_DATA BLOCK_

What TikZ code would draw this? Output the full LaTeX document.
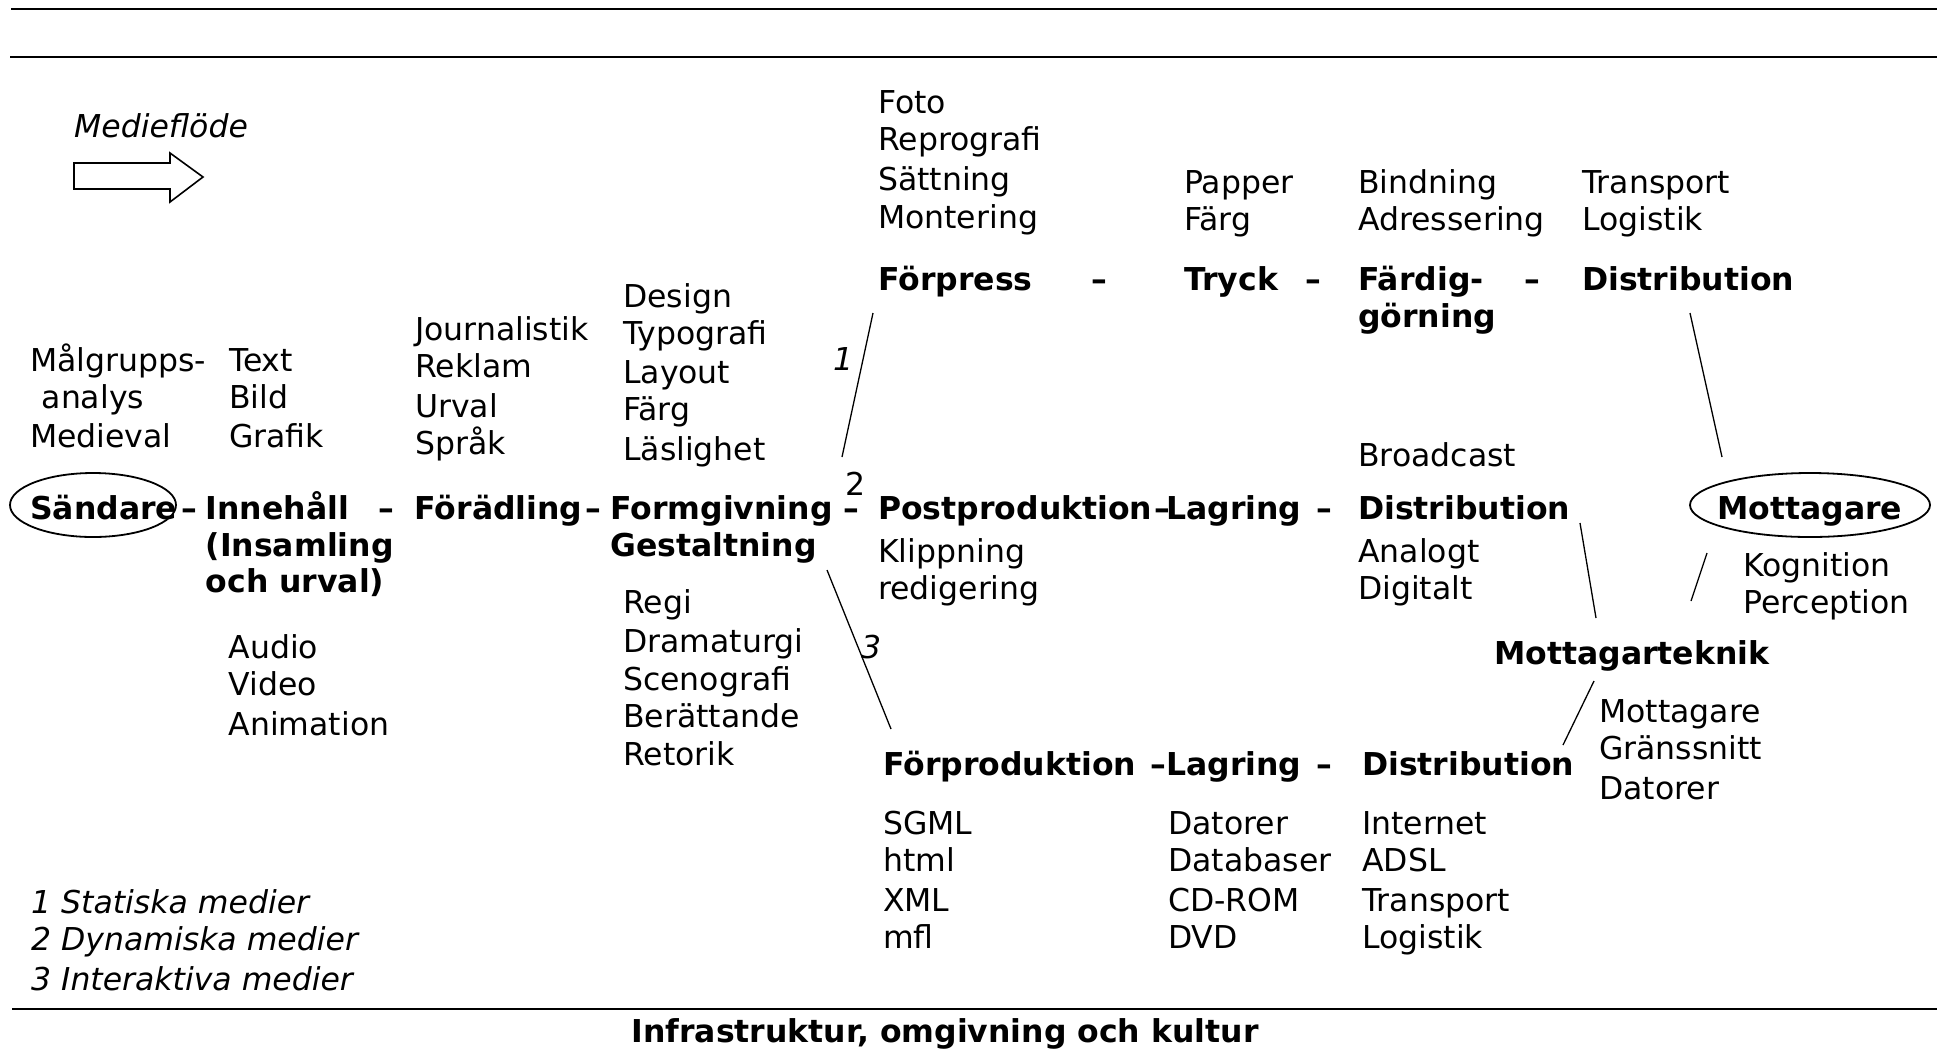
\documentclass[tikz,border=0pt]{standalone}
\usepackage{fontspec}
\setmainfont{DejaVu Sans}
\usetikzlibrary{shapes.geometric}
\def\mfReg{\fontsize{31.5}{38}\selectfont}
\def\mfBold{\fontsize{31.5}{38}\selectfont\bfseries}
\def\mfIt{\fontsize{31.5}{38}\selectfont\itshape}
% one column of plain words, given as baseline/text pairs
\def\mfCol#1#2#3{%
  \foreach \yb/\t [count=\i] in {#3}
    \node[mftxt] (#1\i) at (#2,\yb) {\t};}
\def\mfHead#1#2#3#4{\node[mfhead] (#1) at (#2,#3) {#4};}
\def\mfDash#1#2#3{\node[mfdash] (#1) at (#2,#3) {–};}

\begin{document}
\begin{tikzpicture}[
    x=1pt, y=-1pt,
    mftxt/.style  = {font=\mfReg,  anchor=base west, inner sep=0pt},
    mfhead/.style = {font=\mfBold, anchor=base west, inner sep=0pt},
    mfdash/.style = {font=\mfBold, anchor=base,      inner sep=0pt},
    mfnum/.style  = {font=\mfIt,   anchor=base west, inner sep=0pt},
    mfline/.style = {line width=1.3pt},
    mfrule/.style = {line width=2.4pt},
    mfring/.style = {draw, ellipse, line width=1.8pt, inner sep=0pt}]

  \useasboundingbox (0,0) rectangle (1937,1053);

  %% ---- frame rules -------------------------------------------------
  \coordinate (ruleAw) at (11,9);    \coordinate (ruleAe) at (1937,9);
  \coordinate (ruleBw) at (10,57);   \coordinate (ruleBe) at (1937,57);
  \coordinate (ruleCw) at (12,1009); \coordinate (ruleCe) at (1937,1009);
  \draw[mfrule] (ruleAw) -- (ruleAe);
  \draw[mfrule] (ruleBw) -- (ruleBe);
  \draw[mfrule] (ruleCw) -- (ruleCe);

  %% ---- media flow arrow --------------------------------------------
  \node[mfnum] (flode) at (74,137) {Medieflöde};
  \draw[line width=1.6pt] (74,163) -- (170,163) -- (170,153) -- (203,177)
    -- (170,202) -- (170,189) -- (74,189) -- cycle;

  %% ---- main row ----------------------------------------------------
  \node[mfring, minimum width=166pt, minimum height=64pt] (sring) at (93,505) {};
  \mfHead{sand}{30}{519}{Sändare}
  \mfDash{dA}{189}{519}
  \mfHead{inne}{205.5}{519}{Innehåll}
  \mfHead{insa}{205.5}{556}{(Insamling}
  \mfHead{ochu}{205.5}{592}{och urval)}
  \mfDash{dB}{386}{519}
  \mfHead{fora}{414.5}{519}{Förädling}
  \mfDash{dC}{593}{519}
  \mfHead{form}{610}{519}{Formgivning}
  \mfHead{gest}{610}{556}{Gestaltning}
  \mfDash{dD}{851}{519}
  \mfHead{post}{878}{519}{Postproduktion}
  \mfDash{dE}{1162}{519}
  \mfHead{lagA}{1166}{519}{Lagring}
  \mfDash{dF}{1324}{519}
  \mfHead{disA}{1358}{519}{Distribution}
  \node[mfring, minimum width=240pt, minimum height=64pt] (mring) at (1810,505) {};
  \mfHead{mott}{1717}{519}{Mottagare}

  %% ---- print row ---------------------------------------------------
  \mfHead{forp}{878}{290}{Förpress}
  \mfDash{dG}{1099}{290}
  \mfHead{tryc}{1184}{290}{Tryck}
  \mfDash{dH}{1313}{290}
  \mfHead{fard}{1358}{290}{Färdig-}
  \mfHead{gorn}{1358}{327}{görning}
  \mfDash{dI}{1532}{290}
  \mfHead{disB}{1582}{290}{Distribution}

  %% ---- interactive row ---------------------------------------------
  \mfHead{forprod}{883}{775}{Förproduktion}
  \mfDash{dJ}{1158}{775}
  \mfHead{lagB}{1166}{775}{Lagring}
  \mfDash{dK}{1324}{775}
  \mfHead{disC}{1362}{775}{Distribution}
  \mfHead{mtek}{1494}{664}{Mottagarteknik}

  %% ---- word columns ------------------------------------------------
  \mfCol{malg}{30}{371/Målgrupps-, 408/\hspace{11.5pt}analys, 447/Medieval}
  \mfCol{text}{229}{371/Text, 408/Bild, 447/Grafik}
  \mfCol{jour}{415}{340/Journalistik, 377/Reklam, 417/Urval, 454/Språk}
  \mfCol{desi}{623}{307/Design, 344/Typografi, 383/Layout, 420/Färg, 460/Läslighet}
  \mfCol{foto}{878}{113/Foto, 150/Reprografi, 190/Sättning, 228/Montering}
  \mfCol{papp}{1184}{193/Papper, 230/Färg}
  \mfCol{bind}{1358}{193/Bindning, 230/Adressering}
  \mfCol{tran}{1582}{193/Transport, 230/Logistik}
  \mfCol{broa}{1358}{466/Broadcast}
  \mfCol{klip}{878}{562/Klippning, 599/redigering}
  \mfCol{anal}{1358}{562/Analogt, 599/Digitalt}
  \mfCol{kogn}{1743}{576/Kognition, 613/Perception}
  \mfCol{regi}{623}{613/Regi, 652/Dramaturgi, 690/Scenografi, 727/Berättande, 765/Retorik}
  \mfCol{audi}{228.5}{658/Audio, 695/Video, 735/Animation}
  \mfCol{mgrs}{1599}{722/Mottagare, 759/Gränssnitt, 799/Datorer}
  \mfCol{sgml}{883}{834/SGML, 871/html, 911/XML, 948/mfl}
  \mfCol{dato}{1168}{834/Datorer, 871/Databaser, 911/CD-ROM, 948/DVD}
  \mfCol{inte}{1362}{834/Internet, 871/ADSL, 911/Transport, 948/Logistik}

  %% ---- branch lines and numbers ------------------------------------
  \coordinate (brAt) at (873,313);   \coordinate (brAb) at (842,457);
  \coordinate (brCt) at (827,570);   \coordinate (brCb) at (891,729);
  \coordinate (toMt) at (1690,313);  \coordinate (toMb) at (1722,457);
  \coordinate (toTt) at (1580,523);  \coordinate (toTb) at (1596,618);
  \coordinate (kogt) at (1707,553);  \coordinate (kogb) at (1691,601);
  \coordinate (mtkt) at (1594,681);  \coordinate (mtkb) at (1563,745);
  \draw[mfline] (brAt) -- (brAb);
  \draw[mfline] (brCt) -- (brCb);
  \draw[mfline] (toMt) -- (toMb);
  \draw[mfline] (toTt) -- (toTb);
  \draw[mfline] (kogt) -- (kogb);
  \draw[mfline] (mtkt) -- (mtkb);
  \node[mfnum] (numA) at (833,370) {1};
  \node[mftxt] (numB) at (845,495) {2};
  \node[mfnum] (numC) at (861,658) {3};

  %% ---- legend and footer -------------------------------------------
  \node[mfnum] (legA) at (31,913) {1 Statiska medier};
  \node[mfnum] (legB) at (31,950) {2 Dynamiska medier};
  \node[mfnum] (legC) at (31,990) {3 Interaktiva medier};
  \node[mfdash] (infra) at (945,1042) {Infrastruktur, omgivning och kultur};
\end{tikzpicture}
\end{document}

_WHAT THIS TASK INVOLVES_
Set down the complete material exactly, but do not include the images.

_SOLUTION BELOW_
What TikZ code would draw this? Output the full LaTeX document.
\documentclass[tikz,border=0pt]{standalone}
\usepackage{fontspec}
\setmainfont{DejaVu Sans}
\usetikzlibrary{shapes.geometric}
\def\mfReg{\fontsize{31.5}{38}\selectfont}
\def\mfBold{\fontsize{31.5}{38}\selectfont\bfseries}
\def\mfIt{\fontsize{31.5}{38}\selectfont\itshape}
% one column of plain words, given as baseline/text pairs
\def\mfCol#1#2#3{%
  \foreach \yb/\t [count=\i] in {#3}
    \node[mftxt] (#1\i) at (#2,\yb) {\t};}
\def\mfHead#1#2#3#4{\node[mfhead] (#1) at (#2,#3) {#4};}
\def\mfDash#1#2#3{\node[mfdash] (#1) at (#2,#3) {–};}

\begin{document}
\begin{tikzpicture}[
    x=1pt, y=-1pt,
    mftxt/.style  = {font=\mfReg,  anchor=base west, inner sep=0pt},
    mfhead/.style = {font=\mfBold, anchor=base west, inner sep=0pt},
    mfdash/.style = {font=\mfBold, anchor=base,      inner sep=0pt},
    mfnum/.style  = {font=\mfIt,   anchor=base west, inner sep=0pt},
    mfline/.style = {line width=1.3pt},
    mfrule/.style = {line width=2.4pt},
    mfring/.style = {draw, ellipse, line width=1.8pt, inner sep=0pt}]

  \useasboundingbox (0,0) rectangle (1937,1053);

  %% ---- frame rules -------------------------------------------------
  \coordinate (ruleAw) at (11,9);    \coordinate (ruleAe) at (1937,9);
  \coordinate (ruleBw) at (10,57);   \coordinate (ruleBe) at (1937,57);
  \coordinate (ruleCw) at (12,1009); \coordinate (ruleCe) at (1937,1009);
  \draw[mfrule] (ruleAw) -- (ruleAe);
  \draw[mfrule] (ruleBw) -- (ruleBe);
  \draw[mfrule] (ruleCw) -- (ruleCe);

  %% ---- media flow arrow --------------------------------------------
  \node[mfnum] (flode) at (74,137) {Medieflöde};
  \draw[line width=1.6pt] (74,163) -- (170,163) -- (170,153) -- (203,177)
    -- (170,202) -- (170,189) -- (74,189) -- cycle;

  %% ---- main row ----------------------------------------------------
  \node[mfring, minimum width=166pt, minimum height=64pt] (sring) at (93,505) {};
  \mfHead{sand}{30}{519}{Sändare}
  \mfDash{dA}{189}{519}
  \mfHead{inne}{205.5}{519}{Innehåll}
  \mfHead{insa}{205.5}{556}{(Insamling}
  \mfHead{ochu}{205.5}{592}{och urval)}
  \mfDash{dB}{386}{519}
  \mfHead{fora}{414.5}{519}{Förädling}
  \mfDash{dC}{593}{519}
  \mfHead{form}{610}{519}{Formgivning}
  \mfHead{gest}{610}{556}{Gestaltning}
  \mfDash{dD}{851}{519}
  \mfHead{post}{878}{519}{Postproduktion}
  \mfDash{dE}{1162}{519}
  \mfHead{lagA}{1166}{519}{Lagring}
  \mfDash{dF}{1324}{519}
  \mfHead{disA}{1358}{519}{Distribution}
  \node[mfring, minimum width=240pt, minimum height=64pt] (mring) at (1810,505) {};
  \mfHead{mott}{1717}{519}{Mottagare}

  %% ---- print row ---------------------------------------------------
  \mfHead{forp}{878}{290}{Förpress}
  \mfDash{dG}{1099}{290}
  \mfHead{tryc}{1184}{290}{Tryck}
  \mfDash{dH}{1313}{290}
  \mfHead{fard}{1358}{290}{Färdig-}
  \mfHead{gorn}{1358}{327}{görning}
  \mfDash{dI}{1532}{290}
  \mfHead{disB}{1582}{290}{Distribution}

  %% ---- interactive row ---------------------------------------------
  \mfHead{forprod}{883}{775}{Förproduktion}
  \mfDash{dJ}{1158}{775}
  \mfHead{lagB}{1166}{775}{Lagring}
  \mfDash{dK}{1324}{775}
  \mfHead{disC}{1362}{775}{Distribution}
  \mfHead{mtek}{1494}{664}{Mottagarteknik}

  %% ---- word columns ------------------------------------------------
  \mfCol{malg}{30}{371/Målgrupps-, 408/\hspace{11.5pt}analys, 447/Medieval}
  \mfCol{text}{229}{371/Text, 408/Bild, 447/Grafik}
  \mfCol{jour}{415}{340/Journalistik, 377/Reklam, 417/Urval, 454/Språk}
  \mfCol{desi}{623}{307/Design, 344/Typografi, 383/Layout, 420/Färg, 460/Läslighet}
  \mfCol{foto}{878}{113/Foto, 150/Reprografi, 190/Sättning, 228/Montering}
  \mfCol{papp}{1184}{193/Papper, 230/Färg}
  \mfCol{bind}{1358}{193/Bindning, 230/Adressering}
  \mfCol{tran}{1582}{193/Transport, 230/Logistik}
  \mfCol{broa}{1358}{466/Broadcast}
  \mfCol{klip}{878}{562/Klippning, 599/redigering}
  \mfCol{anal}{1358}{562/Analogt, 599/Digitalt}
  \mfCol{kogn}{1743}{576/Kognition, 613/Perception}
  \mfCol{regi}{623}{613/Regi, 652/Dramaturgi, 690/Scenografi, 727/Berättande, 765/Retorik}
  \mfCol{audi}{228.5}{658/Audio, 695/Video, 735/Animation}
  \mfCol{mgrs}{1599}{722/Mottagare, 759/Gränssnitt, 799/Datorer}
  \mfCol{sgml}{883}{834/SGML, 871/html, 911/XML, 948/mfl}
  \mfCol{dato}{1168}{834/Datorer, 871/Databaser, 911/CD-ROM, 948/DVD}
  \mfCol{inte}{1362}{834/Internet, 871/ADSL, 911/Transport, 948/Logistik}

  %% ---- branch lines and numbers ------------------------------------
  \coordinate (brAt) at (873,313);   \coordinate (brAb) at (842,457);
  \coordinate (brCt) at (827,570);   \coordinate (brCb) at (891,729);
  \coordinate (toMt) at (1690,313);  \coordinate (toMb) at (1722,457);
  \coordinate (toTt) at (1580,523);  \coordinate (toTb) at (1596,618);
  \coordinate (kogt) at (1707,553);  \coordinate (kogb) at (1691,601);
  \coordinate (mtkt) at (1594,681);  \coordinate (mtkb) at (1563,745);
  \draw[mfline] (brAt) -- (brAb);
  \draw[mfline] (brCt) -- (brCb);
  \draw[mfline] (toMt) -- (toMb);
  \draw[mfline] (toTt) -- (toTb);
  \draw[mfline] (kogt) -- (kogb);
  \draw[mfline] (mtkt) -- (mtkb);
  \node[mfnum] (numA) at (833,370) {1};
  \node[mftxt] (numB) at (845,495) {2};
  \node[mfnum] (numC) at (861,658) {3};

  %% ---- legend and footer -------------------------------------------
  \node[mfnum] (legA) at (31,913) {1 Statiska medier};
  \node[mfnum] (legB) at (31,950) {2 Dynamiska medier};
  \node[mfnum] (legC) at (31,990) {3 Interaktiva medier};
  \node[mfdash] (infra) at (945,1042) {Infrastruktur, omgivning och kultur};
\end{tikzpicture}
\end{document}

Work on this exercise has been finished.